*What you are asked to do*. Read through the data and report every line in which the word "with" occurs.

Plotting code records
—————
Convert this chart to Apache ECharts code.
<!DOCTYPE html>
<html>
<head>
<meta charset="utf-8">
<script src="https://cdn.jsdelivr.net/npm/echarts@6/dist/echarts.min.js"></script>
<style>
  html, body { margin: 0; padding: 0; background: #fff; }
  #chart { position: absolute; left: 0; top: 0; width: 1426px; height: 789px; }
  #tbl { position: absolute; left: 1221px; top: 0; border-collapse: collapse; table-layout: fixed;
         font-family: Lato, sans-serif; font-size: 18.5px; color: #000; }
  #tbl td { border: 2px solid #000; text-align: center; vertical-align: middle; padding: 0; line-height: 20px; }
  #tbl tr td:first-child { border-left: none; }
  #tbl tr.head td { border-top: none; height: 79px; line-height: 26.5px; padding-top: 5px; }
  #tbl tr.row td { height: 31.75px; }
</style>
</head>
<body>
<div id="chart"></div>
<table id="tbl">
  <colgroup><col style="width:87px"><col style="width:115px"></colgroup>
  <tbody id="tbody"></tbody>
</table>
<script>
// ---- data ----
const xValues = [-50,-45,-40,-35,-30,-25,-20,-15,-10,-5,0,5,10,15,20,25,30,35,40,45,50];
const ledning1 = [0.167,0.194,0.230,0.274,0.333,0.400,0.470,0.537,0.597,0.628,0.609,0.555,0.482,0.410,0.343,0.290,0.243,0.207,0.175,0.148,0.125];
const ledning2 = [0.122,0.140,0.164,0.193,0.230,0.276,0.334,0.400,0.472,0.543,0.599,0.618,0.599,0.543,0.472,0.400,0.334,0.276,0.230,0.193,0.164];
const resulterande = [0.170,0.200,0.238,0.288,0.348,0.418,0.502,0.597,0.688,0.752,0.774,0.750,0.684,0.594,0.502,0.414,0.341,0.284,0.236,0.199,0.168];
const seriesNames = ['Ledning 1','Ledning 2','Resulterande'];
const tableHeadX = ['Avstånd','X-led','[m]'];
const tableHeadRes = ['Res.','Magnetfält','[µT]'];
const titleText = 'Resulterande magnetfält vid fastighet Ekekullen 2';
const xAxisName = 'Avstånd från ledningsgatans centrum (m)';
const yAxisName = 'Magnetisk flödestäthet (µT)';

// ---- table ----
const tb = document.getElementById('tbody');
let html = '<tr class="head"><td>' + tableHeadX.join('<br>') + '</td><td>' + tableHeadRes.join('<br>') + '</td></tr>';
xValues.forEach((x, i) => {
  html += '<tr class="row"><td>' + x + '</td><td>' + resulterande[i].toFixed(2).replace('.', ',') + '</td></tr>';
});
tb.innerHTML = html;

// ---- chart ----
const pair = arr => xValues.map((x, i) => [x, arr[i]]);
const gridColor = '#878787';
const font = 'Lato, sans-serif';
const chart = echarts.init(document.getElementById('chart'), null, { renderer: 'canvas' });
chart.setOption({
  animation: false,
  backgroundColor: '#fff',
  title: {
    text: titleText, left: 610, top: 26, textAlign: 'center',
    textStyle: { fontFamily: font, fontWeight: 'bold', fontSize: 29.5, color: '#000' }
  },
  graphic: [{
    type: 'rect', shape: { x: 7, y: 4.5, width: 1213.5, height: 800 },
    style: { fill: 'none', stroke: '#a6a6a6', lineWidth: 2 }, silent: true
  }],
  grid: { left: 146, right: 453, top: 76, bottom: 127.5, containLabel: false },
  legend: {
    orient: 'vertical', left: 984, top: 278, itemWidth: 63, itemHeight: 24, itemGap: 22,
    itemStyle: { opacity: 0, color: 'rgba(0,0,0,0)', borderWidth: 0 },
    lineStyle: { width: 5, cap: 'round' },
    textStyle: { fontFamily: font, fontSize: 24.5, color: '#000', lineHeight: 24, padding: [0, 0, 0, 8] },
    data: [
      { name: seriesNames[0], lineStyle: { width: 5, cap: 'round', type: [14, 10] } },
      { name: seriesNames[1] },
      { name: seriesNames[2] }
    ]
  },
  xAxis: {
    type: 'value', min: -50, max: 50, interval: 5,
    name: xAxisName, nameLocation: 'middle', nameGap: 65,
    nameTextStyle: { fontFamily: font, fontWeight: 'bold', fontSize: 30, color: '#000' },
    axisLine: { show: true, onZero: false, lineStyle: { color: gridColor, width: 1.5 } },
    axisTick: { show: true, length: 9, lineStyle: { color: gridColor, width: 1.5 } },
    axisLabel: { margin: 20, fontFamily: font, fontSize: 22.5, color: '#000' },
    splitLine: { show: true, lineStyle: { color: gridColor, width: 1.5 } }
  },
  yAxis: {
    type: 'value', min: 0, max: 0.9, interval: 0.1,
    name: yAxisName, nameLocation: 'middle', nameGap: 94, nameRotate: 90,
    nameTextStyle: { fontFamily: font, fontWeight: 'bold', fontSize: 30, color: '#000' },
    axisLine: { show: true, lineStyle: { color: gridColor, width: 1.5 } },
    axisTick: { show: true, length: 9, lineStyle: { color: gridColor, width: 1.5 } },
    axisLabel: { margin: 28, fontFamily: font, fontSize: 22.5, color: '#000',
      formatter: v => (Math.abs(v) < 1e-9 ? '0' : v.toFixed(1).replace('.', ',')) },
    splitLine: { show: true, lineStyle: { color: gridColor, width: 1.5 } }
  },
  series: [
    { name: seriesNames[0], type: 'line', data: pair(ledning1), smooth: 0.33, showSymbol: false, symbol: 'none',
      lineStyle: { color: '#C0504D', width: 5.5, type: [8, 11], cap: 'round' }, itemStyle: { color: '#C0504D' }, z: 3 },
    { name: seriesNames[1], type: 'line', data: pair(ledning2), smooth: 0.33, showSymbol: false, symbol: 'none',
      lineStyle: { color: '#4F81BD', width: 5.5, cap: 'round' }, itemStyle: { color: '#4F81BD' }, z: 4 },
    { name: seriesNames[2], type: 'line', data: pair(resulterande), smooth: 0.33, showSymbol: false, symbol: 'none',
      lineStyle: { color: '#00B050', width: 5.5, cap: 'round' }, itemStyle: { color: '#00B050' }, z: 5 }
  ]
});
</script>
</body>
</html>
—————
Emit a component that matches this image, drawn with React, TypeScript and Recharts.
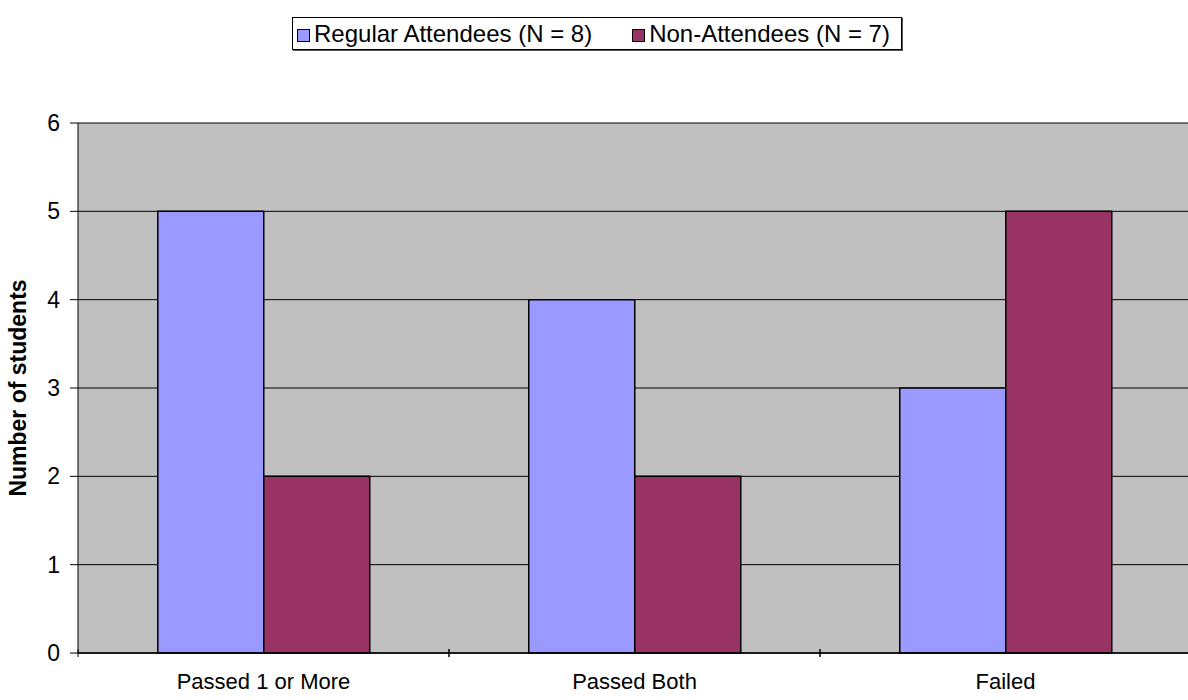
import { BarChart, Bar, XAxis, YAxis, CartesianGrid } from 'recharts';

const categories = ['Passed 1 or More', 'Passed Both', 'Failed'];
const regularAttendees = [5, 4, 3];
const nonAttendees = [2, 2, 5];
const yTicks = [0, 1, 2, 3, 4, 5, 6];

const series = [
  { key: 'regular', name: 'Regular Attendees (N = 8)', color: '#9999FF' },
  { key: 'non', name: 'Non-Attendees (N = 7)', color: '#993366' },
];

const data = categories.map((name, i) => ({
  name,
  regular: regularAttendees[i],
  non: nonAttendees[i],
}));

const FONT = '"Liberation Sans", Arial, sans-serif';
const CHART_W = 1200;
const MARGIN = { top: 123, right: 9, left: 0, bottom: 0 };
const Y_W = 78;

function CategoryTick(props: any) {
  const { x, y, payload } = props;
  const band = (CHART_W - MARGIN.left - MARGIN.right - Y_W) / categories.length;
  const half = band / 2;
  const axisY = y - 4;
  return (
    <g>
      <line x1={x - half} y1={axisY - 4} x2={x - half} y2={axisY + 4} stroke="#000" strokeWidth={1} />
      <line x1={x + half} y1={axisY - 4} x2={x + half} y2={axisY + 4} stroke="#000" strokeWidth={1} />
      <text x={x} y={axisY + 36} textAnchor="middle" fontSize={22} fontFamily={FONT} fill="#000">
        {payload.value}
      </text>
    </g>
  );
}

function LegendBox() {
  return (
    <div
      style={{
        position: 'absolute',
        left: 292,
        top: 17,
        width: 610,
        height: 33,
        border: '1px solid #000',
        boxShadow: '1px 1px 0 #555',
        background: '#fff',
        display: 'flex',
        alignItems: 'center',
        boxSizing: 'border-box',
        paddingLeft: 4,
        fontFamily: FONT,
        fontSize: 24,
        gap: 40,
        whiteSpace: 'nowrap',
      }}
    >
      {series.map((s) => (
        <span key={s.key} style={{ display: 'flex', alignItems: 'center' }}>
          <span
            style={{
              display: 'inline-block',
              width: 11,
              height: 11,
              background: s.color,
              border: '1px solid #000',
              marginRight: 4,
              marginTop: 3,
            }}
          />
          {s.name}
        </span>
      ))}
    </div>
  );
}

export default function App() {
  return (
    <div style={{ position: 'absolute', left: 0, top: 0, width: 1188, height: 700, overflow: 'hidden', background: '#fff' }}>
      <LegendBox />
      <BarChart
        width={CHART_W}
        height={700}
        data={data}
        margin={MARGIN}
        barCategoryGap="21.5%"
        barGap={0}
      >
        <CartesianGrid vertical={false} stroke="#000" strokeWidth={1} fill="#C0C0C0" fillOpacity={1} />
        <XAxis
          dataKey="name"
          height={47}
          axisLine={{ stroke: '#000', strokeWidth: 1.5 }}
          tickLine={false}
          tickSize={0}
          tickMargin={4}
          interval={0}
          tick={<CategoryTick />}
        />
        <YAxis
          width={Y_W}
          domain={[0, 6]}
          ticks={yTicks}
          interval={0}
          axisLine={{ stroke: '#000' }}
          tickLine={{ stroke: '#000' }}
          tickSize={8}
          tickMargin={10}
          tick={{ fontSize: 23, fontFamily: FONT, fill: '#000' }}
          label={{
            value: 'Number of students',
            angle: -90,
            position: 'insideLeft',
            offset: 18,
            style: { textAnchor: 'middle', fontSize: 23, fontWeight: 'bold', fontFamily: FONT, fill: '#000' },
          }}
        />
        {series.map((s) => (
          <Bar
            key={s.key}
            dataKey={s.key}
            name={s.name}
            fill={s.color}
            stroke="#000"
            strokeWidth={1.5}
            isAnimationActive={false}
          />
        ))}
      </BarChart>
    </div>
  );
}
—————
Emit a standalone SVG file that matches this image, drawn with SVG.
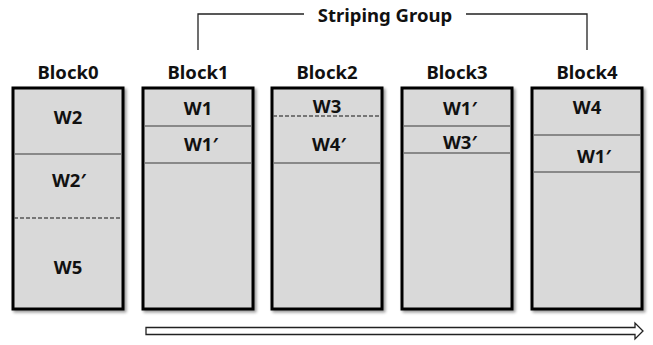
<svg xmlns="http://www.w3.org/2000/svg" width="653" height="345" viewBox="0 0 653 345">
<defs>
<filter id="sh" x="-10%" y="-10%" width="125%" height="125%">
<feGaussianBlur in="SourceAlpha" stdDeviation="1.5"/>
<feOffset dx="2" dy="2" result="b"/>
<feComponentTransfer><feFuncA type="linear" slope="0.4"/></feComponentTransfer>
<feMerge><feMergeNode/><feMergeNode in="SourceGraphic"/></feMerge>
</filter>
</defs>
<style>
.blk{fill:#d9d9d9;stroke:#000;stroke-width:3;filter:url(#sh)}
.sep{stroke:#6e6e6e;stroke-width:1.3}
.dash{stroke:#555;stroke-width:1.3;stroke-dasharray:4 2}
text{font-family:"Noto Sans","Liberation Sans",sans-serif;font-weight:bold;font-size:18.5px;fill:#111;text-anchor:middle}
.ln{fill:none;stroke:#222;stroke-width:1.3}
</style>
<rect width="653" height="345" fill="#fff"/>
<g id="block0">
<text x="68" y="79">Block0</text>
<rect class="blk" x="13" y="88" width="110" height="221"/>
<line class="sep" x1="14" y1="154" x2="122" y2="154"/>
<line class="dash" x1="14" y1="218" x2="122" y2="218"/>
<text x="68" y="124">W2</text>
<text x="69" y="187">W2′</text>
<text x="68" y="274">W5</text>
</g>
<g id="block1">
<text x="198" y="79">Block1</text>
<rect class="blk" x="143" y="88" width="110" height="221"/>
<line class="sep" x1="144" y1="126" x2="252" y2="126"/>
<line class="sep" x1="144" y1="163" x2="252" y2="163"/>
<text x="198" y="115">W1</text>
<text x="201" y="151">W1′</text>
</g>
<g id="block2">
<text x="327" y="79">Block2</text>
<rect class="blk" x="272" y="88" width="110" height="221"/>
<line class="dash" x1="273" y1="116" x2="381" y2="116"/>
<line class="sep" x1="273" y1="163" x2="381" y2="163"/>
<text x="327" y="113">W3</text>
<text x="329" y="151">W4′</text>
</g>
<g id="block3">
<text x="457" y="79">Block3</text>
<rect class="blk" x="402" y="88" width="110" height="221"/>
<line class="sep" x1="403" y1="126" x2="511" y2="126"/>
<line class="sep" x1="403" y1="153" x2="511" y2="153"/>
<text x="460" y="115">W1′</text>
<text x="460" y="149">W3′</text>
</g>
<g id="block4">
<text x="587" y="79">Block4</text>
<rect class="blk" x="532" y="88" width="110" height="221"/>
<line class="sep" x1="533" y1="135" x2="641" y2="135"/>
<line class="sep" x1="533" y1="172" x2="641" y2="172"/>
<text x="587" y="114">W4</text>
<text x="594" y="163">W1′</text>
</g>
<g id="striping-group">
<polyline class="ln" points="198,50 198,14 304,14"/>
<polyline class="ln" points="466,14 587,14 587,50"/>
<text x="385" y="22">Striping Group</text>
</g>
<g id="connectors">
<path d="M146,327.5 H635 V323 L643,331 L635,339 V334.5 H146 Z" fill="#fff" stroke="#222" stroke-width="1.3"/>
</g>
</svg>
—————
*Response for this exercise*.
Emit a component that matches this image, drawn with React, TypeScript and Recharts.
Emit a standalone SVG file that matches this image, drawn with SVG.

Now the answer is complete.